Hey everyone, this one's a quickie:

What are the the allowed characters in both cookie name and value? Are they same as URL or some common subset?

Reason I'm asking is that I've recently hit some strange behavior with cookies that have - in their name and I'm just wondering if it's something browser specific or if my code is faulty.

+2  A: 

I think it's generally browser specific. To be on the safe side, base64 encode a JSON object, and store everything in that. That way you just have to decode it and parse the JSON. All the characters used in base64 should play fine with most, if not all browsers.

Jamie Rumbelow
+1  A: 

There are 2 versions of cookies specifications 1. Version 0 cookies aka Netscape cookies, 2. Version 1 aka RFC 2965 cookies In version 0 The name and value part of cookies are sequences of characters, excluding the semicolon, comma, equals sign, and whitespace, if not used with double quotes version 1 is a lot more complicated you can check it here In this version specs for name value part is almost same except name can not start with $ sign

Tinku
+3  A: 

According to the ancient Netscape cookie_spec:

This string is a sequence of characters excluding semi-colon, comma and white space.

By implication the = character is also disallowed in the name part. So - should work, and it does seem to be OK in browsers I've got here; where are you having trouble with it?

What that document doesn't remember to say, because Netscape were terrible at writing specs, was that control characters (\x00 to \x1F plus \x7F) aren't allowed, and support for non-ASCII characters is left unspecified.

What browsers do:

  • in Opera and Google Chrome, non-ASCII characters are encoded into cookies with UTF-8;
  • in IE, the machine's default code page is used (locale-specific and never UTF-8);
  • Firefox (and other Mozilla-based browsers) use the low byte of each UTF-16 code point on its own (so ISO-8859-1 is OK but anything else is mangled);
  • Safari simply refuses to send any cookie containing non-ASCII characters.

so in practice you cannot use non-ASCII characters in cookies at all. If you want to use Unicode, control codes or other arbitrary byte sequences you must use an ad-hoc encoding scheme of your own choosing. Most popular is UTF-8-inside-URL-encoding (as produced by JavaScript's encodeURIComponent).

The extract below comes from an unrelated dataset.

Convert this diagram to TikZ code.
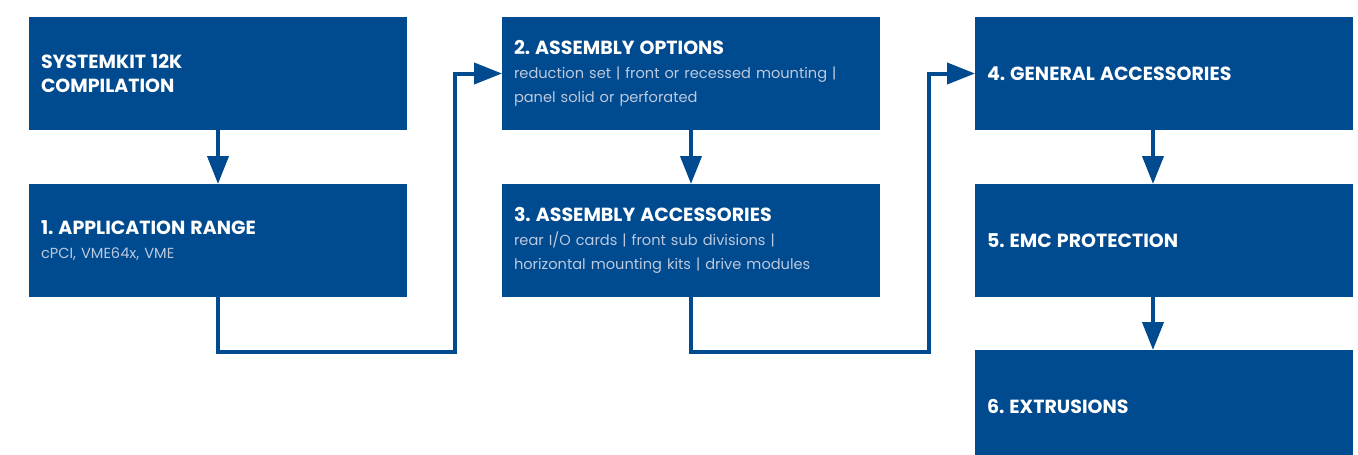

There is another, proper internet standard for Cookies: RFC2965. In this standard many more special characters are disallowed, as it uses RFC2616 tokens (a - is still allowed there), and only the value may be specified in a quoted-string with other characters.

However you should ignore this spec because no browser implements anything in it. In the real world we are still using the original-and-worst Netscape cookie_spec.

bobince
Thanks for all the info. We're seeing this problem with mobile browsers which have literally thousands of variations out there and basically we're trying to figure out just what is going on in the code.